Rich, Famous and in the Slums is a TV programme broadcast by the BBC on 3 and 10 March 2011 for Comic Relief.

==Plot==
Four famous personalities, Lenny Henry, Reggie Yates, Samantha Womack and Angela Rippon, were sent by the BBC to live for several weeks in the slums of Kibera. They had to leave all their belongings behind with the two people who were running the experience.

Firstly, they had to live in squalor on their own. They were given £2 to start off with to buy the necessities like a toothbrush but they had to earn all the other money they needed. Then, after a week living on their own, they went to live with residents of Kibera.
Lenny Henry went to live with a family of orphans, the oldest being a boy called Bernard. Reggie Yates goes to a wannabe hip hop artists who records his music on his friend's computer but doesn't have any money to record the lyrics.

Samantha Womack goes to live with a prostitute. She has had to send her children away to live with her grandma so she can earn money.

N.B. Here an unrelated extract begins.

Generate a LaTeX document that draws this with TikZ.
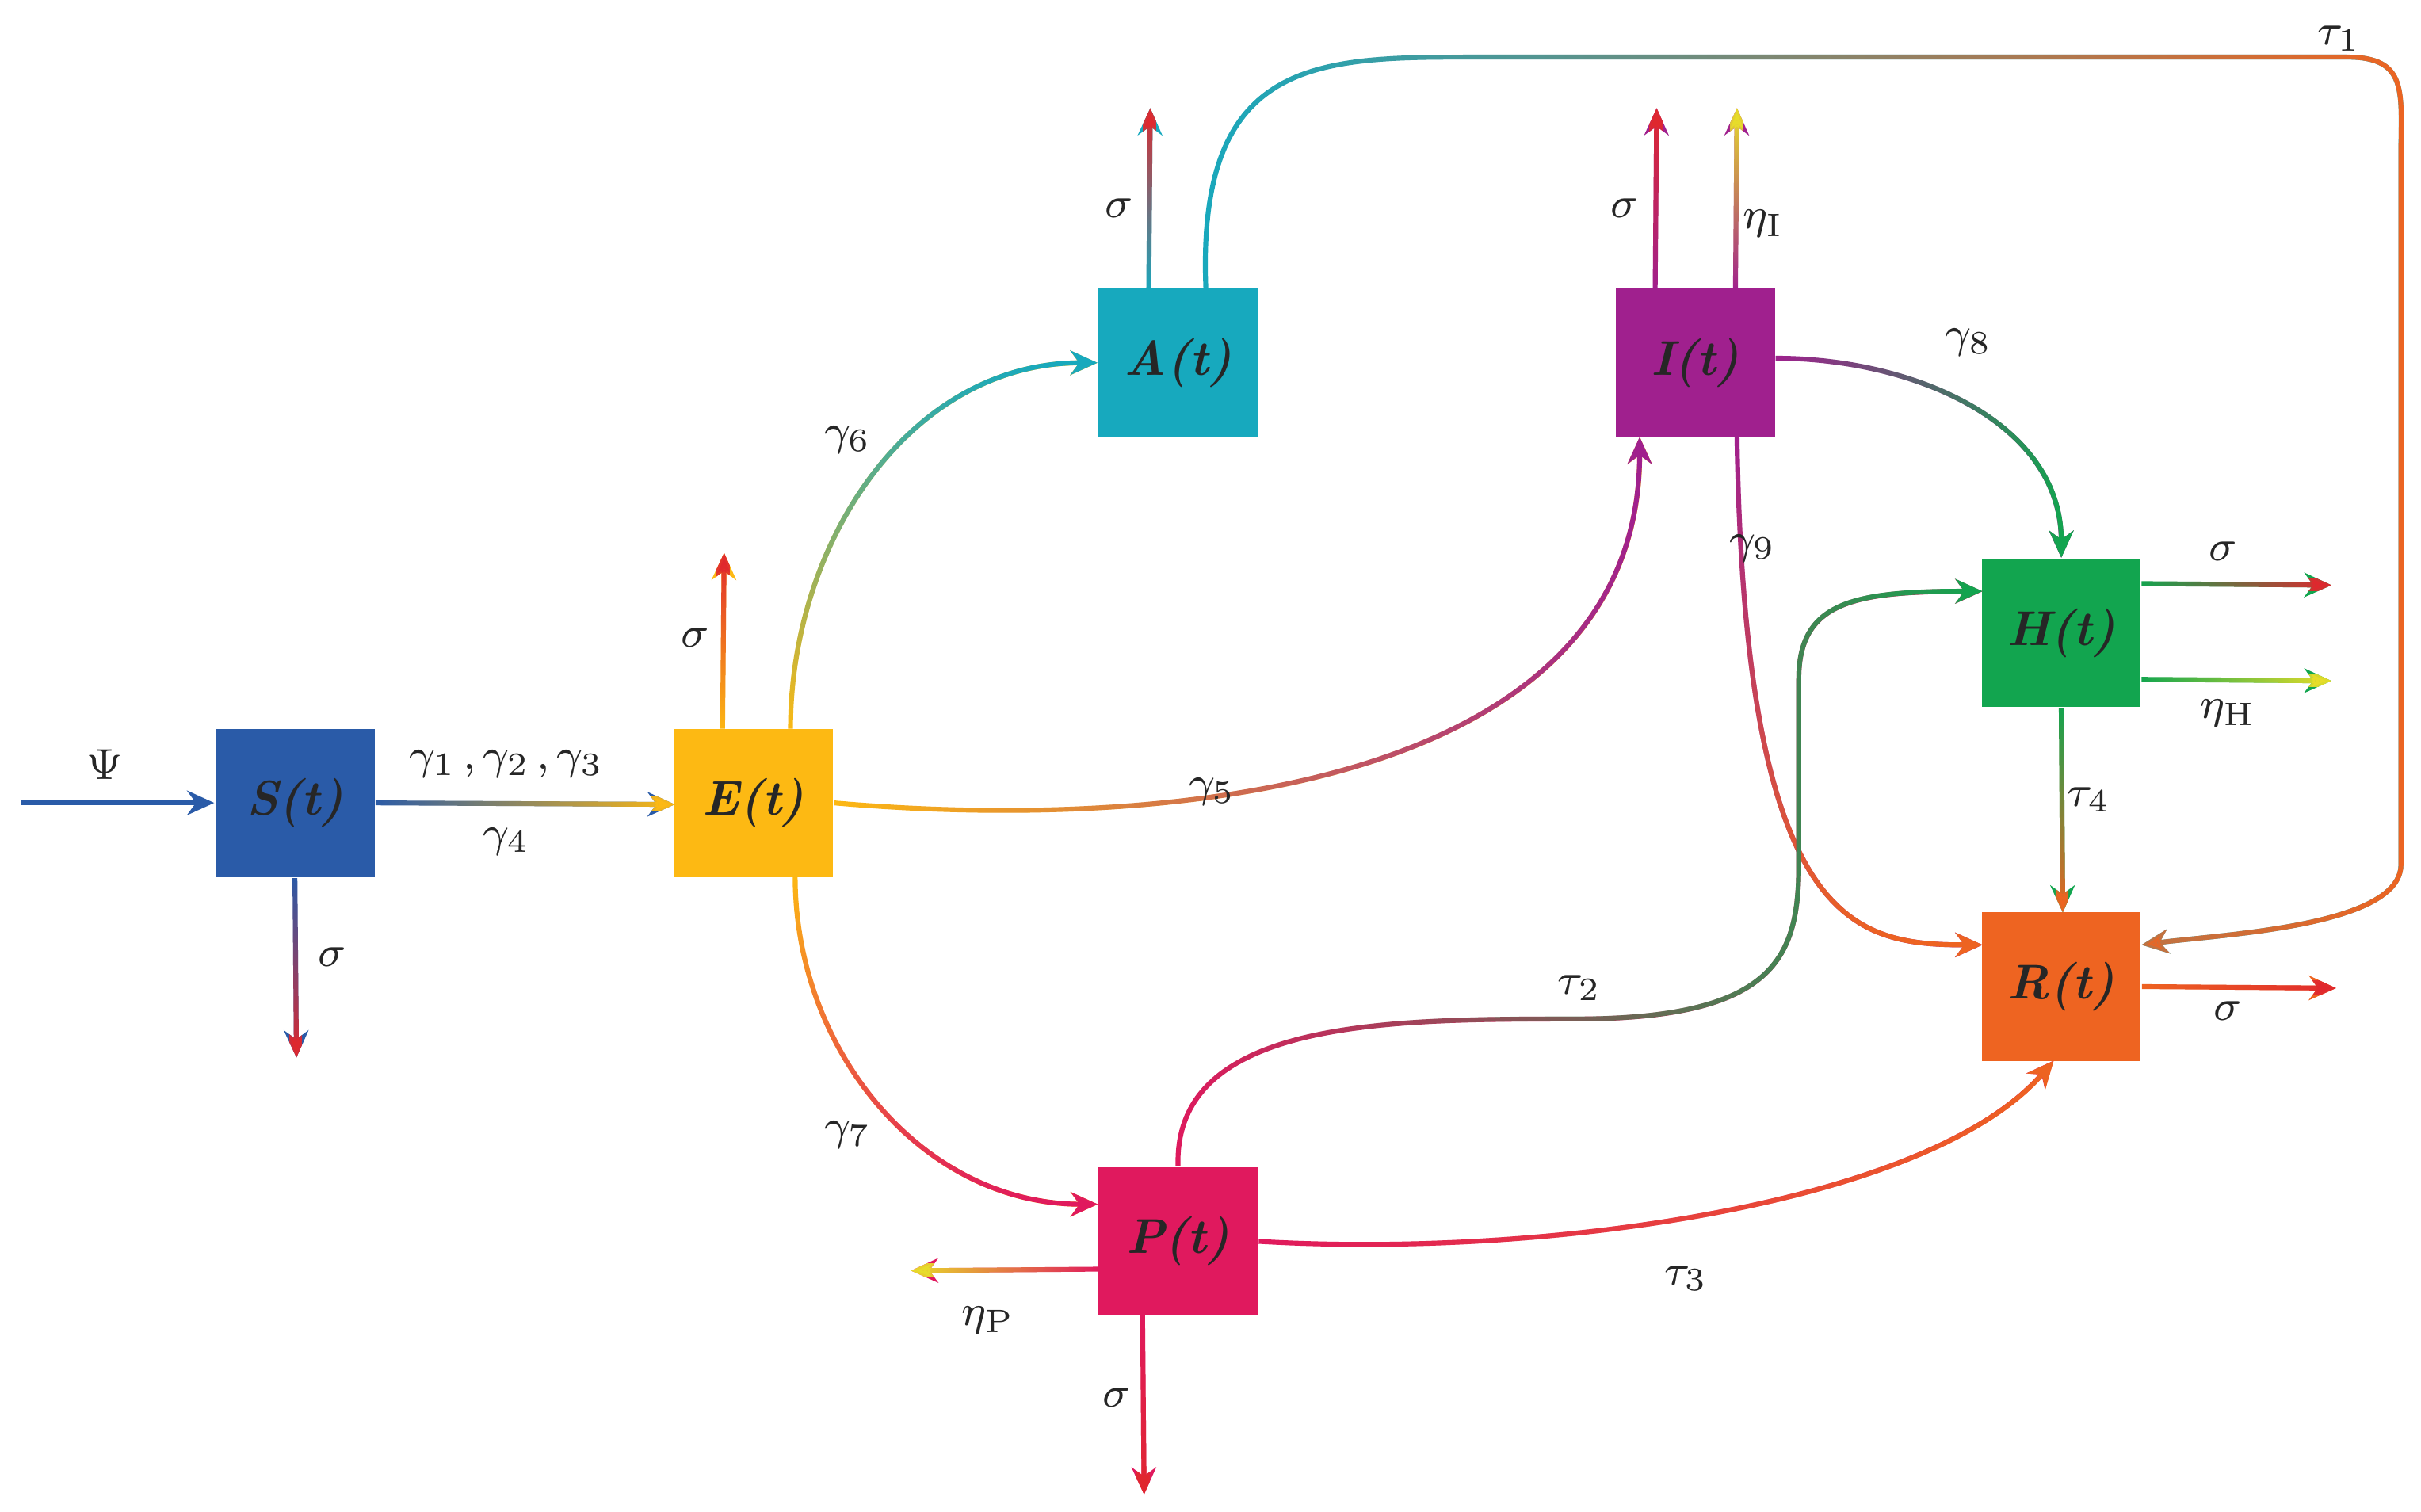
\documentclass[tikz,border=0pt]{standalone}
\usetikzlibrary{arrows.meta,fadings}
\definecolor{cS}{HTML}{2A5BA8}
\definecolor{cE}{HTML}{FDB913}
\definecolor{cA}{HTML}{17A9BE}
\definecolor{cI}{HTML}{A0208E}
\definecolor{cH}{HTML}{12A54F}
\definecolor{cR}{HTML}{EE6421}
\definecolor{cP}{HTML}{E0195E}
\definecolor{cRed}{HTML}{E0282E}
\definecolor{cYel}{HTML}{E8DE2A}
\newcommand\gl[4]{\draw[ln,#1] #4; \draw[ln,#2,path fading=#3] #4;}
\begin{document}
\begin{tikzpicture}[x=0.01cm,y=-0.01cm,
  box/.style={draw=none,minimum width=1.03cm,minimum height=0.96cm,inner sep=0,font=\fontsize{9}{10}\selectfont\bfseries\itshape,text=black!85},
  ln/.style={line width=0.9pt,-{Stealth[length=5pt,width=4.5pt]}},
  lb/.style={font=\fontsize{8}{9}\selectfont,text=black!85}]
\useasboundingbox (0,0) rectangle (1568,979);
\node[box,fill=cS] (S) at (191,520) {S(t)};
\node[box,fill=cE] (E) at (488,520) {E(t)};
\node[box,fill=cA] (A) at (763,235) {A(t)};
\node[box,fill=cI] (I) at (1098,235) {I(t)};
\node[box,fill=cH] (H) at (1335,410) {H(t)};
\node[box,fill=cR] (R) at (1335,639) {R(t)};
\node[box,fill=cP] (P) at (763,804) {P(t)};
\coordinate (in) at (14,520);
\coordinate (Ss) at (192,685);
\coordinate (Es) at (469,358);
\coordinate (As) at (745,70);
\coordinate (Is) at (1073,70);
\coordinate (Ie) at (1125,70);
\coordinate (Hs) at (1510,379);
\coordinate (He) at (1510,441);
\coordinate (Rs) at (1513,640);
\coordinate (Pe) at (590,823);
\coordinate (Ps) at (741,968);
\coordinate (Rn) at (1336,591);
\coordinate (Ew) at (437,521);
% connectors
\draw[ln,cS] (in) -- (S.west);
\gl{cS}{cE}{west}{(S.east) -- (Ew)}
\gl{cS}{cRed}{north}{(S.south) -- (Ss)}
\gl{cE}{cRed}{south}{(468,472) -- (Es)}
\gl{cE}{cA}{south}{(512,472) to[out=90,in=180] (A.west)}
\gl{cE}{cI}{west}{(E.east) to[out=-5,in=-90] (1062,283)}
\gl{cE}{cP}{north}{(515,568) to[out=-90,in=180] (711,780)}
\gl{cA}{cRed}{south}{(744,187) -- (As)}
\gl{cA}{cR}{west}{(781,187) .. controls (775,40) and (850,37) .. (950,37) -- (1520,37) .. controls (1560,37) and (1555,60) .. (1555,100) -- (1555,560) .. controls (1555,600) and (1440,605) .. (1387,612)}
\gl{cI}{cRed}{south}{(1072,187) -- (Is)}
\gl{cI}{cYel}{south}{(1124,187) -- (Ie)}
\gl{cI}{cH}{west}{(1150,232) to[out=0,in=90] (H.north)}
\gl{cI}{cR}{north}{(1125,283) .. controls (1130,600) and (1200,612) .. (1284,612)}
\gl{cH}{cRed}{west}{(1387,378) -- (Hs)}
\gl{cH}{cYel}{west}{(1387,440) -- (He)}
\gl{cH}{cR}{north}{(H.south) -- (Rn)}
\gl{cP}{cH}{west}{(P.north) .. controls (760,660) and (900,660) .. (1020,660) .. controls (1150,660) and (1165,620) .. (1165,560) -- (1165,440) .. controls (1165,390) and (1200,383) .. (1284,383)}
\gl{cP}{cR}{west}{(P.east) .. controls (1000,815) and (1250,780) .. (1330,687)}
\gl{cP}{cYel}{east}{(711,822) -- (Pe)}
\gl{cP}{cRed}{north}{(740,852) -- (Ps)}
\gl{cR}{cRed}{west}{(R.east) -- (Rs)}
% labels
\node[lb] at (68,495) {$\Psi$};
\node[lb] at (328,495) {$\gamma_1$\,,\,$\gamma_2$\,,\,$\gamma_3$};
\node[lb] at (328,545) {$\gamma_4$};
\node[lb] at (215,620) {$\sigma$};
\node[lb] at (450,413) {$\sigma$};
\node[lb] at (549,285) {$\gamma_6$};
\node[lb] at (785,513) {$\gamma_5$};
\node[lb] at (549,735) {$\gamma_7$};
\node[lb] at (725,135) {$\sigma$};
\node[lb] at (1515,25) {$\tau_1$};
\node[lb] at (1052,135) {$\sigma$};
\node[lb] at (1142,145) {$\eta_{\mathrm{I}}$};
\node[lb] at (1275,222) {$\gamma_8$};
\node[lb] at (1135,355) {$\gamma_9$};
\node[lb] at (1440,357) {$\sigma$};
\node[lb] at (1443,462) {$\eta_{\mathrm{H}}$};
\node[lb] at (1353,518) {$\tau_4$};
\node[lb] at (1023,640) {$\tau_2$};
\node[lb] at (1092,828) {$\tau_3$};
\node[lb] at (640,855) {$\eta_{\mathrm{P}}$};
\node[lb] at (723,905) {$\sigma$};
\node[lb] at (1443,655) {$\sigma$};
\end{tikzpicture}
\end{document}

Her family have no idea she is a prostitute and think she is a receptionist in Nairobi and Angela Rippon goes to live with a lady who owns a hair salon and is HIV positive.

In the end, Lenny feels so sad for the orphans who are literally living with a drainpipe of filthy water running behind them while they are doing their homework that he buys them a house, Reggie takes the hip hop artist to the local radio station, Samantha takes the lady who is forced to work as a prostitute to see her children and Angela helps the HIV positive lady advertise her salon, so that she can pay her child's school fees.